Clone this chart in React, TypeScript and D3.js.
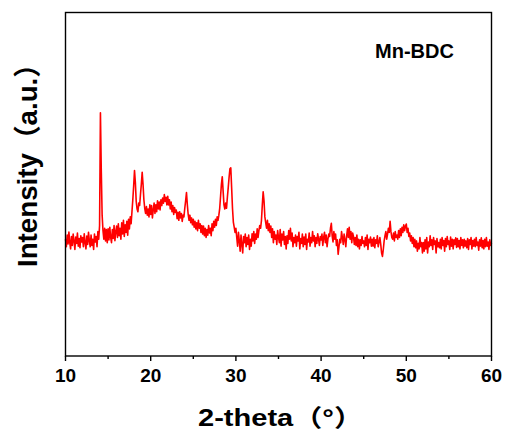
import React from 'react';
import * as d3 from 'd3';

// XRD pattern of Mn-BDC, 2-theta from 10 to 60 in 0.1 degree steps (one row per degree)
const thetaStart = 10;
const thetaStep = 0.1;
const intensity = [
  340, 318, 352, 326, 361, 330, 312, 348, 322, 355,
  335, 310, 346, 328, 358, 320, 342, 315, 350, 332,
  345, 318, 356, 330, 312, 349, 325, 360, 336, 318,
  352, 322, 340, 310, 355, 332, 348, 318, 362, 340,
  380, 708, 540, 410, 365, 340, 372, 335, 368, 330,
  370, 338, 375, 345, 330, 368, 342, 380, 336, 362,
  378, 345, 385, 350, 372, 340, 388, 355, 395, 348,
  382, 360, 392, 352, 398, 370, 405, 385, 420, 455,
  495, 540, 505, 450, 428, 420, 445, 438, 470, 500,
  535, 500, 455, 430, 415, 435, 410, 428, 405, 440,
  412, 438, 402, 425, 445, 415, 440, 420, 452, 428,
  448, 425, 455, 438, 460, 445, 470, 450, 462, 440,
  465, 440, 455, 428, 448, 420, 438, 412, 432, 418,
  425, 400, 418, 395, 420, 402, 415, 392, 410, 405,
  430, 452, 476, 440, 412, 395, 410, 388, 402, 382,
  398, 375, 392, 370, 388, 365, 395, 372, 385, 360,
  380, 355, 378, 350, 372, 345, 368, 352, 380, 358,
  372, 350, 385, 365, 392, 375, 398, 380, 405, 395,
  410, 430, 465, 500, 522, 480, 440, 428, 445, 430,
  462, 490, 520, 545, 548, 490, 430, 390, 375, 360,
  372, 345, 320, 360, 335, 305, 352, 325, 300, 348,
  330, 355, 318, 345, 325, 352, 310, 340, 320, 356,
  335, 362, 328, 355, 340, 370, 345, 365, 380, 372,
  395, 440, 478, 452, 405, 388, 372, 395, 365, 385,
  360, 378, 345, 370, 330, 362, 340, 352, 325, 365,
  345, 330, 368, 320, 355, 338, 362, 325, 348, 312,
  350, 328, 365, 340, 372, 335, 358, 318, 345, 330,
  352, 320, 348, 335, 360, 312, 342, 328, 355, 318,
  346, 325, 355, 310, 340, 332, 358, 320, 345, 330,
  362, 335, 350, 318, 345, 328, 356, 340, 322, 348,
  338, 355, 322, 345, 360, 330, 352, 318, 340, 355,
  348, 372, 386, 350, 332, 362, 340, 355, 322, 338,
  296, 318, 340, 330, 362, 345, 325, 355, 338, 318,
  350, 370, 345, 375, 340, 362, 330, 358, 348, 325,
  345, 322, 352, 318, 340, 312, 338, 322, 348, 328,
  335, 318, 345, 322, 352, 310, 340, 330, 346, 320,
  340, 320, 345, 315, 338, 328, 350, 318, 332, 345,
  325, 300, 290, 310, 335, 350, 362, 340, 355, 372,
  360, 392, 362, 345, 340, 358, 335, 362, 345, 352,
  340, 365, 345, 370, 350, 375, 360, 382, 365, 378,
  384, 360, 372, 348, 358, 335, 350, 328, 345, 318,
  340, 315, 335, 305, 328, 312, 345, 318, 330, 300,
  330, 305, 338, 312, 345, 300, 332, 318, 350, 322,
  338, 310, 345, 325, 335, 300, 342, 318, 330, 315,
  340, 312, 345, 322, 336, 305, 342, 318, 348, 325,
  335, 310, 346, 320, 340, 312, 338, 325, 344, 316,
  342, 318, 336, 312, 345, 322, 338, 315, 340, 320,
  335, 315, 342, 310, 338, 325, 345, 312, 336, 320,
  340, 318, 345, 322, 332, 308, 338, 320, 344, 315,
  336, 312, 340, 318, 345, 320, 332, 310, 338, 322,
  330,
];
const xTicks = [10, 20, 30, 40, 50, 60];
const xMinorTicks = [15, 25, 35, 45, 55];
const sampleName = 'Mn-BDC';

const W = 507;
const H = 434;
const margin = { left: 65.5, right: 15.5, top: 12.5, bottom: 78 };
const font = "'Liberation Sans', Arial, 'Noto Sans CJK SC', sans-serif";

export default function App() {
  const x = d3.scaleLinear().domain([10, 60]).range([margin.left, W - margin.right]);
  const y = d3.scaleLinear().domain([0, 1000]).range([H - margin.bottom, margin.top]);

  const points: [number, number][] = intensity.map((v, i) => [thetaStart + i * thetaStep, v]);
  const line = d3.line<[number, number]>().x(d => x(d[0])).y(d => y(d[1]));

  const bottom = H - margin.bottom;

  return (
    <svg width={W} height={H} style={{ position: 'absolute', left: 0, top: 0 }}>
      <path d={line(points) ?? ''} fill="none" stroke="#ff0000" strokeWidth={1.6} strokeLinejoin="round" />
      <rect x={margin.left} y={margin.top} width={W - margin.left - margin.right}
        height={bottom - margin.top} fill="none" stroke="#000" strokeWidth={1.4} />
      {xTicks.map(t => (
        <g key={t}>
          <line x1={x(t)} x2={x(t)} y1={bottom} y2={bottom + 5} stroke="#000" strokeWidth={1.4} />
          <text x={x(t)} y={382} textAnchor="middle" fontFamily={font} fontWeight="bold" fontSize={19}>{t}</text>
        </g>
      ))}
      {xMinorTicks.map(t => (
        <line key={t} x1={x(t)} x2={x(t)} y1={bottom} y2={bottom + 3} stroke="#000" strokeWidth={1.4} />
      ))}
      <text x={198} y={425.5} fontFamily={font} fontWeight="bold" fontSize={24}
        textLength={165} lengthAdjust="spacingAndGlyphs">2-theta（°）</text>
      <text transform="translate(37,267) scale(1.15,1) rotate(-90)" fontFamily={font}
        fontWeight="bold" fontSize={24} textLength={217} lengthAdjust="spacingAndGlyphs">Intensity（a.u.）</text>
      <text x={375} y={58} fontFamily={font} fontWeight="bold" fontSize={20}>{sampleName}</text>
    </svg>
  );
}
+++
> EXERCISE DESCRIPTION
Reproduce every line precisely as given, omitting all pictures.

> WRITTEN RESPONSE
Clone this chart in React, TypeScript and D3.js.
import React from 'react';
import * as d3 from 'd3';

// XRD pattern of Mn-BDC, 2-theta from 10 to 60 in 0.1 degree steps (one row per degree)
const thetaStart = 10;
const thetaStep = 0.1;
const intensity = [
  340, 318, 352, 326, 361, 330, 312, 348, 322, 355,
  335, 310, 346, 328, 358, 320, 342, 315, 350, 332,
  345, 318, 356, 330, 312, 349, 325, 360, 336, 318,
  352, 322, 340, 310, 355, 332, 348, 318, 362, 340,
  380, 708, 540, 410, 365, 340, 372, 335, 368, 330,
  370, 338, 375, 345, 330, 368, 342, 380, 336, 362,
  378, 345, 385, 350, 372, 340, 388, 355, 395, 348,
  382, 360, 392, 352, 398, 370, 405, 385, 420, 455,
  495, 540, 505, 450, 428, 420, 445, 438, 470, 500,
  535, 500, 455, 430, 415, 435, 410, 428, 405, 440,
  412, 438, 402, 425, 445, 415, 440, 420, 452, 428,
  448, 425, 455, 438, 460, 445, 470, 450, 462, 440,
  465, 440, 455, 428, 448, 420, 438, 412, 432, 418,
  425, 400, 418, 395, 420, 402, 415, 392, 410, 405,
  430, 452, 476, 440, 412, 395, 410, 388, 402, 382,
  398, 375, 392, 370, 388, 365, 395, 372, 385, 360,
  380, 355, 378, 350, 372, 345, 368, 352, 380, 358,
  372, 350, 385, 365, 392, 375, 398, 380, 405, 395,
  410, 430, 465, 500, 522, 480, 440, 428, 445, 430,
  462, 490, 520, 545, 548, 490, 430, 390, 375, 360,
  372, 345, 320, 360, 335, 305, 352, 325, 300, 348,
  330, 355, 318, 345, 325, 352, 310, 340, 320, 356,
  335, 362, 328, 355, 340, 370, 345, 365, 380, 372,
  395, 440, 478, 452, 405, 388, 372, 395, 365, 385,
  360, 378, 345, 370, 330, 362, 340, 352, 325, 365,
  345, 330, 368, 320, 355, 338, 362, 325, 348, 312,
  350, 328, 365, 340, 372, 335, 358, 318, 345, 330,
  352, 320, 348, 335, 360, 312, 342, 328, 355, 318,
  346, 325, 355, 310, 340, 332, 358, 320, 345, 330,
  362, 335, 350, 318, 345, 328, 356, 340, 322, 348,
  338, 355, 322, 345, 360, 330, 352, 318, 340, 355,
  348, 372, 386, 350, 332, 362, 340, 355, 322, 338,
  296, 318, 340, 330, 362, 345, 325, 355, 338, 318,
  350, 370, 345, 375, 340, 362, 330, 358, 348, 325,
  345, 322, 352, 318, 340, 312, 338, 322, 348, 328,
  335, 318, 345, 322, 352, 310, 340, 330, 346, 320,
  340, 320, 345, 315, 338, 328, 350, 318, 332, 345,
  325, 300, 290, 310, 335, 350, 362, 340, 355, 372,
  360, 392, 362, 345, 340, 358, 335, 362, 345, 352,
  340, 365, 345, 370, 350, 375, 360, 382, 365, 378,
  384, 360, 372, 348, 358, 335, 350, 328, 345, 318,
  340, 315, 335, 305, 328, 312, 345, 318, 330, 300,
  330, 305, 338, 312, 345, 300, 332, 318, 350, 322,
  338, 310, 345, 325, 335, 300, 342, 318, 330, 315,
  340, 312, 345, 322, 336, 305, 342, 318, 348, 325,
  335, 310, 346, 320, 340, 312, 338, 325, 344, 316,
  342, 318, 336, 312, 345, 322, 338, 315, 340, 320,
  335, 315, 342, 310, 338, 325, 345, 312, 336, 320,
  340, 318, 345, 322, 332, 308, 338, 320, 344, 315,
  336, 312, 340, 318, 345, 320, 332, 310, 338, 322,
  330,
];
const xTicks = [10, 20, 30, 40, 50, 60];
const xMinorTicks = [15, 25, 35, 45, 55];
const sampleName = 'Mn-BDC';

const W = 507;
const H = 434;
const margin = { left: 65.5, right: 15.5, top: 12.5, bottom: 78 };
const font = "'Liberation Sans', Arial, 'Noto Sans CJK SC', sans-serif";

export default function App() {
  const x = d3.scaleLinear().domain([10, 60]).range([margin.left, W - margin.right]);
  const y = d3.scaleLinear().domain([0, 1000]).range([H - margin.bottom, margin.top]);

  const points: [number, number][] = intensity.map((v, i) => [thetaStart + i * thetaStep, v]);
  const line = d3.line<[number, number]>().x(d => x(d[0])).y(d => y(d[1]));

  const bottom = H - margin.bottom;

  return (
    <svg width={W} height={H} style={{ position: 'absolute', left: 0, top: 0 }}>
      <path d={line(points) ?? ''} fill="none" stroke="#ff0000" strokeWidth={1.6} strokeLinejoin="round" />
      <rect x={margin.left} y={margin.top} width={W - margin.left - margin.right}
        height={bottom - margin.top} fill="none" stroke="#000" strokeWidth={1.4} />
      {xTicks.map(t => (
        <g key={t}>
          <line x1={x(t)} x2={x(t)} y1={bottom} y2={bottom + 5} stroke="#000" strokeWidth={1.4} />
          <text x={x(t)} y={382} textAnchor="middle" fontFamily={font} fontWeight="bold" fontSize={19}>{t}</text>
        </g>
      ))}
      {xMinorTicks.map(t => (
        <line key={t} x1={x(t)} x2={x(t)} y1={bottom} y2={bottom + 3} stroke="#000" strokeWidth={1.4} />
      ))}
      <text x={198} y={425.5} fontFamily={font} fontWeight="bold" fontSize={24}
        textLength={165} lengthAdjust="spacingAndGlyphs">2-theta（°）</text>
      <text transform="translate(37,267) scale(1.15,1) rotate(-90)" fontFamily={font}
        fontWeight="bold" fontSize={24} textLength={217} lengthAdjust="spacingAndGlyphs">Intensity（a.u.）</text>
      <text x={375} y={58} fontFamily={font} fontWeight="bold" fontSize={20}>{sampleName}</text>
    </svg>
  );
}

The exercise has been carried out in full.